Compound (I) is symmetrical and shows the expected planar overall structure (Fig. 1). The bond distances and angles do not show any abnormal values. The prevailing intermolecular interactions (defined to be shorter than the sum of the van der Waals radii of the interacting atoms) in compound (I) is the C–H···π interaction between the methylene H atoms of the ethoxy group and the terminal acetylenic C atom (C6—H6B···C1), with an interaction distance of 2.86 Å and angle 153°, the C···C distance being 3.772 (4) Å (Fig. 2, only the stronger interactions shown). One molecule of (I) has these interactions to four separate molecules [(1 - x, -1/2 + y, 1/2 - z), (x, -1/2 - y, 1/2 + z); (1 - x, 1/2 + y, -1/2 - z) and (x, 1/2 - y, 1/2 + z)]. Another but weaker intermolecular interaction is also present between the H atoms of the adjacent trimethylsilyl groups, [H8A···H9B(1 - x, 1/2 - y, 1/2 + z)] with a contact distance of 2.39 Å.
Compound (II) does not have the bulky trimethylsilyl groups and thus shows different packing behaviour. Like (I), compound (II) is symmetrical and planar with no abnormal bond distances and angles (Fig. 3). The absence of the bulky trimethylsilyl group allows the molecules a closer approach and completely different packing results with interactions to eight separate molecules [(-x, 1 - y, -z), (-x,-1 - y, -z), (x,-1/2 - y, -1/2 + z), (-x, -1/2 + y, 1/2 - z), (x, 1/2 - y, -1/2 + z) and (-1 + x, y, -1 + z)]. The molecules of (II) are arranged in planes with π–π interactions between the acetylenic C1 atoms of adjacent molecules, the C1···C1 distance being 3.224 (2) Å. In addition to the π–π interactions, in-plane C—H···π interaction between the acetylenic atom C1 and the methyl atom H7B exist, the contact distance C1··· H7B(x, -1 + y, z) being 2.88 Å (Fig. 4). These planes stack on top of each other with a twist angle of 36.7° between the planes. The C–H···π interactions between the planes are mediated through methylene H atoms (H6A) and the phenyl π system(C4) of adjacent molecules, the contact distance H6A···C4(x, -1/2 - y, -1/2 + z) being 2.85 Å.

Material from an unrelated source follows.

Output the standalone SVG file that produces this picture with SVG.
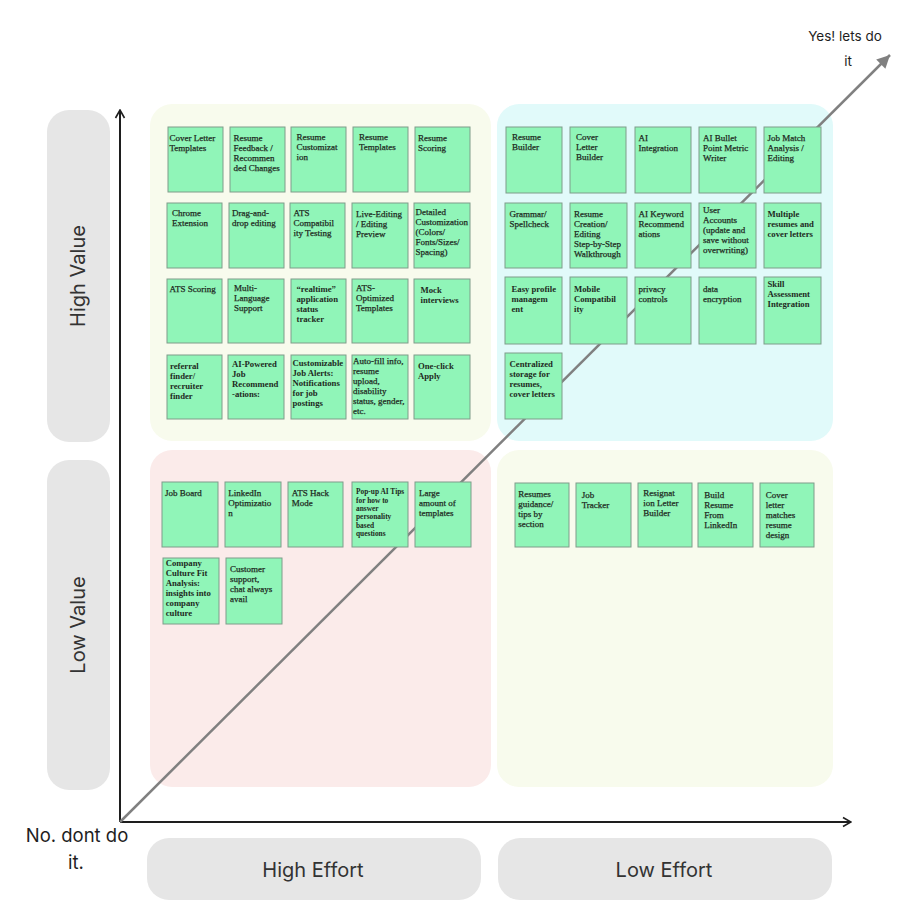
<svg xmlns="http://www.w3.org/2000/svg" width="908" height="914" viewBox="0 0 908 914">
<style>
.q{stroke:none}
.lab{fill:#e6e6e6}
.lt{font-family:Inter,"Noto Sans",sans-serif;font-size:20px;fill:#333;text-anchor:middle}
.ct{font-family:Inter,"Noto Sans",sans-serif;fill:#1e1e1e;text-anchor:middle}
.s rect{fill:#90f5b8;stroke:#7f9c8a;stroke-width:1}
.s text{font-family:"Liberation Serif","Times New Roman",serif;font-size:9px;fill:#1e2a22;stroke:#1e2a22;stroke-width:0.25}
.s text.b{font-weight:bold;font-size:8.7px;stroke:none}
.s text.sm{font-weight:bold;font-size:7.4px;stroke:none}
</style>
<defs>
<marker id="chev" viewBox="0 0 10 10" refX="9" refY="5" markerUnits="userSpaceOnUse" markerWidth="10" markerHeight="16" orient="auto">
<path d="M1,0.5 L9,5 L1,9.5" fill="none" stroke="#1e1e1e" stroke-width="1.6"/>
</marker>
<marker id="tri" viewBox="0 0 10 10" refX="10" refY="5" markerUnits="userSpaceOnUse" markerWidth="15" markerHeight="13" orient="auto">
<path d="M0,0 L10,5 L0,10 z" fill="#808080"/>
</marker>
</defs>
<rect width="908" height="914" fill="#ffffff"/>

<g id="quadrants">
<rect id="q-high-effort-high-value" class="q" x="150" y="104" width="341" height="337" rx="22" fill="#f8fbed"/>
<rect id="q-low-effort-high-value" class="q" x="497" y="104" width="336" height="337" rx="22" fill="#e1fafa"/>
<rect id="q-high-effort-low-value" class="q" x="150" y="450" width="341" height="337" rx="22" fill="#fbebea"/>
<rect id="q-low-effort-low-value" class="q" x="497" y="450" width="336" height="337" rx="22" fill="#f8fbed"/>
</g>

<g id="axis-labels">
<g id="high-value"><rect class="lab" x="47" y="110" width="63" height="332" rx="22"/><text class="lt" transform="translate(85,276) rotate(-90)">High Value</text></g>
<g id="low-value"><rect class="lab" x="47" y="460" width="63" height="330" rx="22"/><text class="lt" transform="translate(85,625) rotate(-90)">Low Value</text></g>
<g id="high-effort"><rect class="lab" x="147" y="838" width="334" height="62" rx="22"/><text class="lt" x="313" y="877">High Effort</text></g>
<g id="low-effort"><rect class="lab" x="498" y="838" width="334" height="62" rx="22"/><text class="lt" x="664" y="877">Low Effort</text></g>
<g id="yes"><text class="ct" font-size="13.5" x="845" y="40.5">Yes! lets do<tspan x="848" y="66">it</tspan></text></g>
<g id="no"><text class="ct" font-size="18.5" x="77" y="841.5">No. dont do<tspan x="76" y="869">it.</tspan></text></g>
</g>

<g id="connectors">
<line id="y-axis" x1="120" y1="822" x2="120" y2="110" stroke="#1e1e1e" stroke-width="2" marker-end="url(#chev)"/>
<line id="x-axis" x1="120" y1="822" x2="851" y2="822" stroke="#1e1e1e" stroke-width="2" marker-end="url(#chev)"/>
<line id="diagonal" x1="120" y1="822" x2="890" y2="55" stroke="#808080" stroke-width="2.5" marker-end="url(#tri)"/>
</g>

<g id="stickies">
<g id="n1" class="s"><rect x="168" y="127" width="55" height="65"/><text x="169.5" y="141">Cover Letter<tspan x="169.5" dy="10">Templates</tspan></text></g>
<g id="n2" class="s"><rect x="230" y="127" width="55" height="65"/><text x="233.5" y="141">Resume<tspan x="233.5" dy="10">Feedback /</tspan><tspan x="233.5" dy="10">Recommen</tspan><tspan x="233.5" dy="10">ded Changes</tspan></text></g>
<g id="n3" class="s"><rect x="291" y="127" width="55" height="65"/><text x="296.5" y="140">Resume<tspan x="296.5" dy="10">Customizat</tspan><tspan x="296.5" dy="10">ion</tspan></text></g>
<g id="n4" class="s"><rect x="353" y="127" width="55" height="65"/><text x="359" y="140">Resume<tspan x="359" dy="10">Templates</tspan></text></g>
<g id="n5" class="s"><rect x="415" y="127" width="55" height="65"/><text x="418" y="141">Resume<tspan x="418" dy="10">Scoring</tspan></text></g>

<g id="n6" class="s"><rect x="167" y="203" width="55" height="65"/><text x="172" y="215.5">Chrome<tspan x="172" dy="10">Extension</tspan></text></g>
<g id="n7" class="s"><rect x="229" y="203" width="55" height="65"/><text x="232" y="215.5">Drag-and-<tspan x="232" dy="10">drop editing</tspan></text></g>
<g id="n8" class="s"><rect x="290" y="203" width="55" height="65"/><text x="293.5" y="215.5">ATS<tspan x="293.5" dy="10">Compatibil</tspan><tspan x="293.5" dy="10">ity Testing</tspan></text></g>
<g id="n9" class="s"><rect x="352" y="203" width="56" height="65"/><text x="356" y="216.5">Live-Editing<tspan x="356" dy="10">/ Editing</tspan><tspan x="356" dy="10">Preview</tspan></text></g>
<g id="n10" class="s"><rect x="414" y="203" width="56" height="65"/><text x="415.5" y="214.5">Detailed<tspan x="415.5" dy="10">Customization</tspan><tspan x="415.5" dy="10">(Colors/</tspan><tspan x="415.5" dy="10">Fonts/Sizes/</tspan><tspan x="415.5" dy="10">Spacing)</tspan></text></g>

<g id="n11" class="s"><rect x="167" y="279" width="55" height="64"/><text x="169.5" y="292">ATS Scoring</text></g>
<g id="n12" class="s"><rect x="228" y="279" width="56" height="64"/><text x="234" y="291">Multi-<tspan x="234" dy="10">Language</tspan><tspan x="234" dy="10">Support</tspan></text></g>
<g id="n13" class="s"><rect x="291" y="279" width="55" height="64"/><text class="b" x="296.5" y="292">“realtime”<tspan x="296.5" dy="10">application</tspan><tspan x="296.5" dy="10">status</tspan><tspan x="296.5" dy="10">tracker</tspan></text></g>
<g id="n14" class="s"><rect x="352" y="279" width="56" height="64"/><text x="356" y="291">ATS-<tspan x="356" dy="10">Optimized</tspan><tspan x="356" dy="10">Templates</tspan></text></g>
<g id="n15" class="s"><rect x="414" y="279" width="56" height="64"/><text class="b" x="420.5" y="293">Mock<tspan x="420.5" dy="10">interviews</tspan></text></g>

<g id="n16" class="s"><rect x="167" y="355" width="55" height="64"/><text class="b" x="170" y="368.5">referral<tspan x="170" dy="10">finder/</tspan><tspan x="170" dy="10">recruiter</tspan><tspan x="170" dy="10">finder</tspan></text></g>
<g id="n17" class="s"><rect x="228" y="355" width="56" height="64"/><text class="b" x="232" y="367">AI-Powered<tspan x="232" dy="10">Job</tspan><tspan x="232" dy="10">Recommend</tspan><tspan x="232" dy="10">-ations:</tspan></text></g>
<g id="n18" class="s"><rect x="291" y="355" width="55" height="64"/><text class="b" x="292.5" y="366">Customizable<tspan x="292.5" dy="10">Job Alerts:</tspan><tspan x="292.5" dy="10">Notifications</tspan><tspan x="292.5" dy="10">for job</tspan><tspan x="292.5" dy="10">postings</tspan></text></g>
<g id="n19" class="s"><rect x="352" y="355" width="56" height="64"/><text x="353" y="364">Auto-fill info,<tspan x="353" dy="10">resume</tspan><tspan x="353" dy="10">upload,</tspan><tspan x="353" dy="10">disability</tspan><tspan x="353" dy="10">status, gender,</tspan><tspan x="353" dy="10">etc.</tspan></text></g>
<g id="n20" class="s"><rect x="414" y="355" width="56" height="64"/><text class="b" x="418" y="368.5">One-click<tspan x="418" dy="10">Apply</tspan></text></g>

<g id="n21" class="s"><rect x="506" y="127" width="56" height="66"/><text x="512" y="140">Resume<tspan x="512" dy="10">Builder</tspan></text></g>
<g id="n22" class="s"><rect x="570" y="127" width="56" height="66"/><text x="576" y="140">Cover<tspan x="576" dy="10">Letter</tspan><tspan x="576" dy="10">Builder</tspan></text></g>
<g id="n23" class="s"><rect x="635" y="127" width="56" height="66"/><text x="638.5" y="140.5">AI<tspan x="638.5" dy="10">Integration</tspan></text></g>
<g id="n24" class="s"><rect x="699" y="127" width="57" height="66"/><text x="703" y="141">AI Bullet<tspan x="703" dy="10">Point Metric</tspan><tspan x="703" dy="10">Writer</tspan></text></g>
<g id="n25" class="s"><rect x="764" y="127" width="57" height="66"/><text x="767.5" y="141">Job Match<tspan x="767.5" dy="10">Analysis /</tspan><tspan x="767.5" dy="10">Editing</tspan></text></g>

<g id="n26" class="s"><rect x="505" y="203" width="57" height="65"/><text x="509.5" y="216.5">Grammar/<tspan x="509.5" dy="10">Spellcheck</tspan></text></g>
<g id="n27" class="s"><rect x="570" y="203" width="57" height="65"/><text x="574" y="216.5">Resume<tspan x="574" dy="10">Creation/</tspan><tspan x="574" dy="10">Editing</tspan><tspan x="574" dy="10">Step-by-Step</tspan><tspan x="574" dy="10">Walkthrough</tspan></text></g>
<g id="n28" class="s"><rect x="635" y="203" width="56" height="65"/><text x="638.5" y="216.5">AI Keyword<tspan x="638.5" dy="10">Recommend</tspan><tspan x="638.5" dy="10">ations</tspan></text></g>
<g id="n29" class="s"><rect x="699" y="203" width="57" height="65"/><text x="703" y="212.5">User<tspan x="703" dy="10">Accounts</tspan><tspan x="703" dy="10">(update and</tspan><tspan x="703" dy="10">save without</tspan><tspan x="703" dy="10">overwriting)</tspan></text></g>
<g id="n30" class="s"><rect x="764" y="203" width="57" height="65"/><text class="b" x="767.5" y="216.5">Multiple<tspan x="767.5" dy="10">resumes and</tspan><tspan x="767.5" dy="10">cover letters</tspan></text></g>

<g id="n31" class="s"><rect x="505" y="277" width="57" height="67"/><text class="b" x="511.5" y="291.5">Easy profile<tspan x="511.5" dy="10">managem</tspan><tspan x="511.5" dy="10">ent</tspan></text></g>
<g id="n32" class="s"><rect x="570" y="277" width="57" height="67"/><text class="b" x="574" y="291.5">Mobile<tspan x="574" dy="10">Compatibil</tspan><tspan x="574" dy="10">ity</tspan></text></g>
<g id="n33" class="s"><rect x="635" y="277" width="56" height="67"/><text x="638.5" y="291.5">privacy<tspan x="638.5" dy="10">controls</tspan></text></g>
<g id="n34" class="s"><rect x="699" y="277" width="57" height="67"/><text x="703" y="291.5">data<tspan x="703" dy="10">encryption</tspan></text></g>
<g id="n35" class="s"><rect x="764" y="277" width="57" height="67"/><text class="b" x="767.5" y="287">Skill<tspan x="767.5" dy="10">Assessment</tspan><tspan x="767.5" dy="10">Integration</tspan></text></g>

<g id="n36" class="s"><rect x="505" y="353" width="57" height="66"/><text class="b" x="509.5" y="367">Centralized<tspan x="509.5" dy="10">storage for</tspan><tspan x="509.5" dy="10">resumes,</tspan><tspan x="509.5" dy="10">cover letters</tspan></text></g>

<g id="n37" class="s"><rect x="162" y="482" width="56" height="65"/><text x="165" y="495.7">Job Board</text></g>
<g id="n38" class="s"><rect x="225" y="482" width="56" height="65"/><text x="228.3" y="495.7">LinkedIn<tspan x="228.3" dy="10">Optimizatio</tspan><tspan x="228.3" dy="10">n</tspan></text></g>
<g id="n39" class="s"><rect x="288" y="482" width="55" height="65"/><text x="291.7" y="495.7">ATS Hack<tspan x="291.7" dy="10">Mode</tspan></text></g>
<g id="n40" class="s"><rect x="352" y="482" width="56" height="65"/><text class="sm" x="356" y="494.2">Pop-up AI Tips<tspan x="356" dy="8.4">for how to</tspan><tspan x="356" dy="8.4">answer</tspan><tspan x="356" dy="8.4">personality</tspan><tspan x="356" dy="8.4">based</tspan><tspan x="356" dy="8.4">questions</tspan></text></g>
<g id="n41" class="s"><rect x="415" y="482" width="56" height="65"/><text x="419" y="495.7">Large<tspan x="419" dy="10">amount of</tspan><tspan x="419" dy="10">templates</tspan></text></g>

<g id="n42" class="s"><rect x="163" y="558" width="56" height="66"/><text class="b" x="165.7" y="566.3">Company<tspan x="165.7" dy="10">Culture Fit</tspan><tspan x="165.7" dy="10">Analysis:</tspan><tspan x="165.7" dy="10">insights into</tspan><tspan x="165.7" dy="10">company</tspan><tspan x="165.7" dy="10">culture</tspan></text></g>
<g id="n43" class="s"><rect x="226" y="558" width="56" height="66"/><text x="230" y="572.3">Customer<tspan x="230" dy="10">support,</tspan><tspan x="230" dy="10">chat always</tspan><tspan x="230" dy="10">avail</tspan></text></g>

<g id="n44" class="s"><rect x="515" y="483" width="54" height="64"/><text x="518.3" y="497">Resumes<tspan x="518.3" dy="10">guidance/</tspan><tspan x="518.3" dy="10">tips by</tspan><tspan x="518.3" dy="10">section</tspan></text></g>
<g id="n45" class="s"><rect x="576" y="483" width="55" height="64"/><text x="581.7" y="498">Job<tspan x="581.7" dy="10">Tracker</tspan></text></g>
<g id="n46" class="s"><rect x="638" y="483" width="54" height="64"/><text x="643.3" y="496.3">Resignat<tspan x="643.3" dy="10">ion Letter</tspan><tspan x="643.3" dy="10">Builder</tspan></text></g>
<g id="n47" class="s"><rect x="698" y="483" width="55" height="64"/><text x="704.3" y="498">Build<tspan x="704.3" dy="10">Resume</tspan><tspan x="704.3" dy="10">From</tspan><tspan x="704.3" dy="10">LinkedIn</tspan></text></g>
<g id="n48" class="s"><rect x="760" y="483" width="54" height="64"/><text x="765.7" y="498">Cover<tspan x="765.7" dy="10">letter</tspan><tspan x="765.7" dy="10">matches</tspan><tspan x="765.7" dy="10">resume</tspan><tspan x="765.7" dy="10">design</tspan></text></g>
</g>
</svg>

The long heptyloxy chain has an opposite effect on the packing when compared with compound (II). Compound (III) is symmetrical and planar, like the other two compounds, and the bond distances and angles within the molecule are normal (Fig. 5). Unlike (I) and (II), compound (III) exhibits, as the only sufficiently short intermolecular interaction, a nonclassical hydrogen bond between the molecules (Fig. 6). The contact distance between atoms H1 and O1(-1/2 + x, 3/2 - y, z) is 2.54 Å, with an angle of 161° and C···O distance of 3.449 (2) Å. Similar contact distances are frequently found in nonclassical hydrogen bonds. As in (I), each molecule of (III) interacts with four other molecules [(-1/2 - x, -1/2 + y, -z), (-1/2 + x, 3/2 - y, -z), (-1/2 - x, -1/2 + y, -z) and (1/2 + x, 3/2 - y, z)]. Even though the bond lengths in all three compounds do not show abnormal values, there is a significant variation in the bond lengths of the central benzene ring typical for this type of symmetrical tetrasubstituted benzenes. The bond length of the unsubstituted atom C4 and the alkoxy-substituted atom C5 is on avarage 0.034 Å [for (I)], 0.015 Å [for (II)] and 0.010 Å [for (III)] shorter than the other bond lengths in the benzene ring.